Dans sa tenue de jardinier, Jascha van Gogh se distingue nettement du décor dans le foyer de la halle Saint-Jacques à Bâle, qui s’apprête à accueillir un déjeuner d’affaires. D'un pas assuré, il se dirige vers les escaliers.

Arrivé en haut, il disparaît dans une trappe située au plafond. Sur le toit de l'immense halle événementielle se trouvent des vipérines à fleurs violettes, des œillets des Chartreux d'un rose pourpre éclatant et tout un paysage de prairie sèche s'élevant à quelques mètres du vacarme routier de Bâle.

«Je me réjouis de voir pousser du chardon aux ânes, une espèce proche de l'extinction», confie Jascha van Gogh. L’ingénieur en environnement de la Haute école des sciences appliquées de Zurich (ZHAW) mène des recherches sur la végétalisation des toits à Bâle, dont les substrats permettent le développement d'une diversité de plantes des plus colorées, qui offrent aussi un abri aux insectes rares et à diverses espèces d'oiseaux et d'amphibiens.

Des plantes pour rafraîchir

Plus les températures montent, plus le besoin de verdure se fait pressant dans les villes. Les plantes apportent en effet de l'ombre et retiennent l'eau de pluie, qui rafraîchit ensuite l'air en s'évaporant. En plus, l’intégration de verdure aux bâtiments les isole et permet de réduire leurs besoins en énergie. En été, les pièces situées sous les toits végétalisés affichent trois à cinq degrés de moins que celles situées sous des toits ordinaires. Intégrées à la façade, les plantes protègent les murs de la chaleur, mais aussi de la pluie et des rayons UV. Une mesure qui permet notamment de prolonger leur durée de vie.

«Nous ne pouvons pas nous permettre de laisser inexploitées des surfaces qui présentent un potentiel de végétalisation», dit Séverine Evéquoz de la section Politique du paysage à l'OFEV. L'OFEV soutient ainsi les cantons et les communes en définissant des recommandations, par exemple dans le domaine de la planification urbaine, ou encore en valorisant les bonnes pratiques. Il apporte un soutien financier et favorise aussi l’échange de connaissances entre les différents acteurs.

L’exemple de Bâle

À Bâle, 46% des toits plats sont végétalisés et considérés comme des surfaces de compensation écologique. Pionnier en la matière, le canton de Bâle-Ville a inscrit dans sa loi l'obligation de végétalisation des toitures plates en 1999. Une mosaïque d'habitats pour plantes et animaux a ainsi été créée au-dessus de la ville de Bâle. Complétant le réseau des corridors biologiques et des cours d'eau de la ville, ces toits jouent un rôle important.

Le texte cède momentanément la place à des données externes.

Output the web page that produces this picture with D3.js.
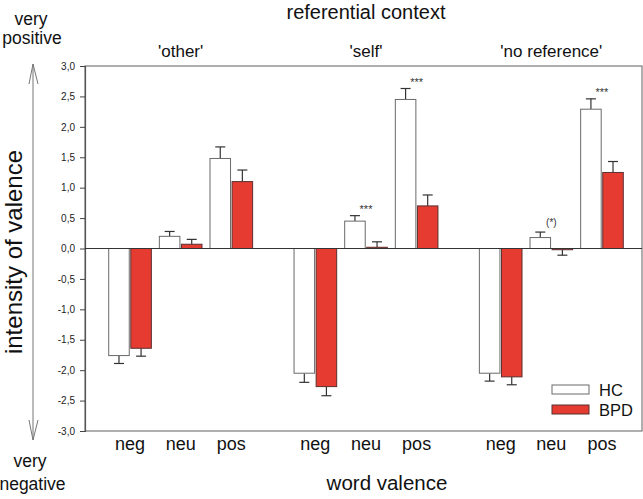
<!DOCTYPE html>
<html>
<head>
<meta charset="utf-8">
<script src="https://cdn.jsdelivr.net/npm/d3@7/dist/d3.min.js"></script>
<style>
  html, body { margin: 0; padding: 0; background: #fff; }
  svg { display: block; font-family: "Liberation Sans", Arial, sans-serif; }
</style>
</head>
<body>
<svg id="chart" width="643" height="499"></svg>
<script>
// ---- data ----
const contexts = ["'other'", "'self'", "'no reference'"];
const valences = ["neg", "neu", "pos"];
const groupsSeries = ["HC", "BPD"];
// means per context, in valence order neg, neu, pos
const hcMeans  = [[-1.76, 0.20, 1.48], [-2.05, 0.45, 2.45], [-2.05, 0.18, 2.29]];
const bpdMeans = [[-1.64, 0.07, 1.10], [-2.27, 0.02, 0.70], [-2.11, -0.02, 1.25]];
const hcErr    = [[0.13, 0.08, 0.19], [0.15, 0.09, 0.18], [0.13, 0.09, 0.17]];
const bpdErr   = [[0.13, 0.08, 0.19], [0.15, 0.09, 0.18], [0.13, 0.09, 0.18]];
const yTicks = [-3, -2.5, -2, -1.5, -1, -0.5, 0, 0.5, 1, 1.5, 2, 2.5, 3];
// significance annotations: [context index, valence index, label]
const annotations = [[1, 1, "***"], [1, 2, "***"], [2, 1, "(*)"], [2, 2, "***"]];

const colors = { HC: "#ffffff", BPD: "#e53b31" };
const strokes = { HC: "#6a6a6a", BPD: "#5a3030" };

const svg = d3.select("#chart");
const plot = { left: 85, right: 642, top: 66, bottom: 431 };

const y = d3.scaleLinear().domain([-3, 3]).range([plot.bottom, plot.top]);
const xGroup = d3.scaleBand().domain(contexts).range([88, 644]).paddingInner(0).paddingOuter(0);
const xVal = d3.scaleBand().domain(valences).range([0, xGroup.bandwidth()]).paddingInner(0).paddingOuter(0.33);
const xSer = d3.scaleBand().domain(groupsSeries).range([4, xVal.bandwidth() - 4]).paddingInner(0.07);

// records
const records = [];
contexts.forEach((c, ci) => {
  valences.forEach((v, vi) => {
    records.push({ c, v, s: "HC", mean: hcMeans[ci][vi], err: hcErr[ci][vi] });
    records.push({ c, v, s: "BPD", mean: bpdMeans[ci][vi], err: bpdErr[ci][vi] });
  });
});
const bx = d => xGroup(d.c) + xVal(d.v) + xSer(d.s);
const bc = d => bx(d) + xSer.bandwidth() / 2;

// frame
svg.append("rect")
  .attr("x", plot.left).attr("y", plot.top)
  .attr("width", plot.right - plot.left).attr("height", plot.bottom - plot.top)
  .attr("fill", "none").attr("stroke", "#7a7a7a").attr("stroke-width", 1.2);

// y axis
const yAxis = d3.axisLeft(y).tickValues(yTicks).tickSize(5).tickPadding(5)
  .tickFormat(d => d3.format(".1f")(d).replace(".", ",").replace("−", "-"));
const gy = svg.append("g").attr("transform", `translate(${plot.left},0)`).call(yAxis);
gy.select(".domain").attr("stroke", "#555").attr("stroke-width", 1.2);
gy.selectAll(".tick line").attr("stroke", "#444");
gy.selectAll(".tick text").attr("font-size", 10).attr("fill", "#222")
  .attr("font-family", "'Liberation Sans', Arial, sans-serif");

// error bars
const eg = svg.append("g");
records.forEach(d => {
  const end = d.mean >= 0 ? d.mean + d.err : d.mean - d.err;
  const cx = bc(d);
  eg.append("line").attr("x1", cx).attr("x2", cx).attr("y1", y(d.mean)).attr("y2", y(end))
    .attr("stroke", "#333").attr("stroke-width", 1.2);
  eg.append("line").attr("x1", cx - 5).attr("x2", cx + 5).attr("y1", y(end)).attr("y2", y(end))
    .attr("stroke", "#333").attr("stroke-width", 1.2);
});

// bars
svg.append("g").selectAll("rect").data(records).join("rect")
  .attr("x", bx)
  .attr("y", d => y(Math.max(0, d.mean)))
  .attr("width", xSer.bandwidth())
  .attr("height", d => Math.abs(y(d.mean) - y(0)))
  .attr("fill", d => colors[d.s])
  .attr("stroke", d => strokes[d.s]).attr("stroke-width", 1);

// zero line
svg.append("line").attr("x1", plot.left).attr("x2", plot.right)
  .attr("y1", y(0)).attr("y2", y(0)).attr("stroke", "#333").attr("stroke-width", 1.2);

// annotations
annotations.forEach(([ci, vi, label]) => {
  const hc = hcMeans[ci][vi] + hcErr[ci][vi];
  const cx = xGroup(contexts[ci]) + xVal(valences[vi]) + xVal.bandwidth() / 2;
  svg.append("text").attr("x", cx).attr("y", y(hc) - (label === "***" ? 2.5 : 6))
    .attr("text-anchor", "middle").attr("font-size", label === "***" ? 11 : 10)
    .attr("fill", "#333").text(label);
});

// x category labels
contexts.forEach(c => {
  valences.forEach(v => {
    svg.append("text").attr("x", xGroup(c) + xVal(v) + xVal.bandwidth() / 2).attr("y", 450)
      .attr("text-anchor", "middle").attr("font-size", 18).attr("fill", "#111").text(v);
  });
  svg.append("text").attr("x", xGroup(c) + xGroup.bandwidth() / 2).attr("y", 57)
    .attr("text-anchor", "middle").attr("font-size", 17).attr("fill", "#111").text(c);
});

// titles
svg.append("text").attr("x", 366).attr("y", 19).attr("text-anchor", "middle")
  .attr("font-size", 20).attr("fill", "#111").text("referential context");
svg.append("text").attr("x", 387).attr("y", 490).attr("text-anchor", "middle")
  .attr("font-size", 20.5).attr("fill", "#111").text("word valence");
svg.append("text").attr("transform", "translate(22,252) rotate(-90)").attr("text-anchor", "middle")
  .attr("font-size", 24).attr("fill", "#111").text("intensity of valence");

// very positive / very negative
[["very", 25, 31], ["positive", 44, 32], ["very", 467, 30], ["negative", 490, 32.5]].forEach(([t, yy, xx]) => {
  svg.append("text").attr("x", xx).attr("y", yy).attr("text-anchor", "middle")
    .attr("font-size", 17.5).attr("fill", "#111").text(t);
});

// double arrow
const ag = svg.append("g").attr("stroke", "#777").attr("stroke-width", 1).attr("fill", "none");
ag.append("line").attr("x1", 33).attr("x2", 33).attr("y1", 64).attr("y2", 440);
ag.append("path").attr("d", "M29,84 L33,64 L38,84");
ag.append("path").attr("d", "M29,420 L33,440 L38,420");

// legend
const lg = svg.append("g");
groupsSeries.forEach((s, i) => {
  lg.append("rect").attr("x", 552).attr("y", 385 + i * 20).attr("width", 37).attr("height", 9)
    .attr("fill", colors[s]).attr("stroke", strokes[s]).attr("stroke-width", 1);
  lg.append("text").attr("x", 599).attr("y", 395.5 + i * 20).attr("font-size", 16.5)
    .attr("fill", "#111").text(s);
});
</script>
</body>
</html>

Toutefois, «sur les toits, les conditions sont extrêmes», souligne Jascha van Gogh. Pour survivre, les plantes et les animaux doivent supporter à la fois la chaleur et le gel, mais aussi la sécheresse et l'eau stagnante.

Panneaux solaires et biodiversité

Jascha van Gogh rejoint ensuite le plus grand toit végétalisé de la ville du Stücki Park, un centre commercial construit sur le terrain d'une ancienne teinturerie. En analysant le toit, il y a déjà trouvé une mante religieuse. En outre, la glycine, le lierre et la vigne sauvage grimpent le long du bâtiment, lui offrant de l’ombre et servant de refuge aux oiseaux.

Jascha van Gogh monte sur le toit. Les spécialistes en écologie urbaine de la ZHAW y ont reproduit des habitats avec divers types de sols. Car si l'œdipode turquoise s'épanouit sur des surfaces graveleuses, par exemple, l'œdipode émeraude, une espèce en danger, a quant à lui besoin d'un sol humide pour la ponte.

Une partie plus récente du toit est recouverte de panneaux photovoltaïques, qui couvrent jusqu'à 70% des besoins en électricité du bâtiment. «La biodiversité et la production d'électricité sont compatibles», précise le chercheur. Comme les panneaux solaires produisent de l'ombre, le sol reste humide plus longtemps. Quant aux plantes, elles rafraîchissent et aèrent les modules solaires par le bas, ce qui permet d'augmenter la production d'électricité en cas de forte chaleur.

Le statut des toits verts est toutefois ambivalent. Il permet à la fois d’obtenir des portions de nature totalement préservées, mais cette inaccessibilité s’accompagne aussi d’un manque de visibilité et la population ne perçoit pas tous ses atouts.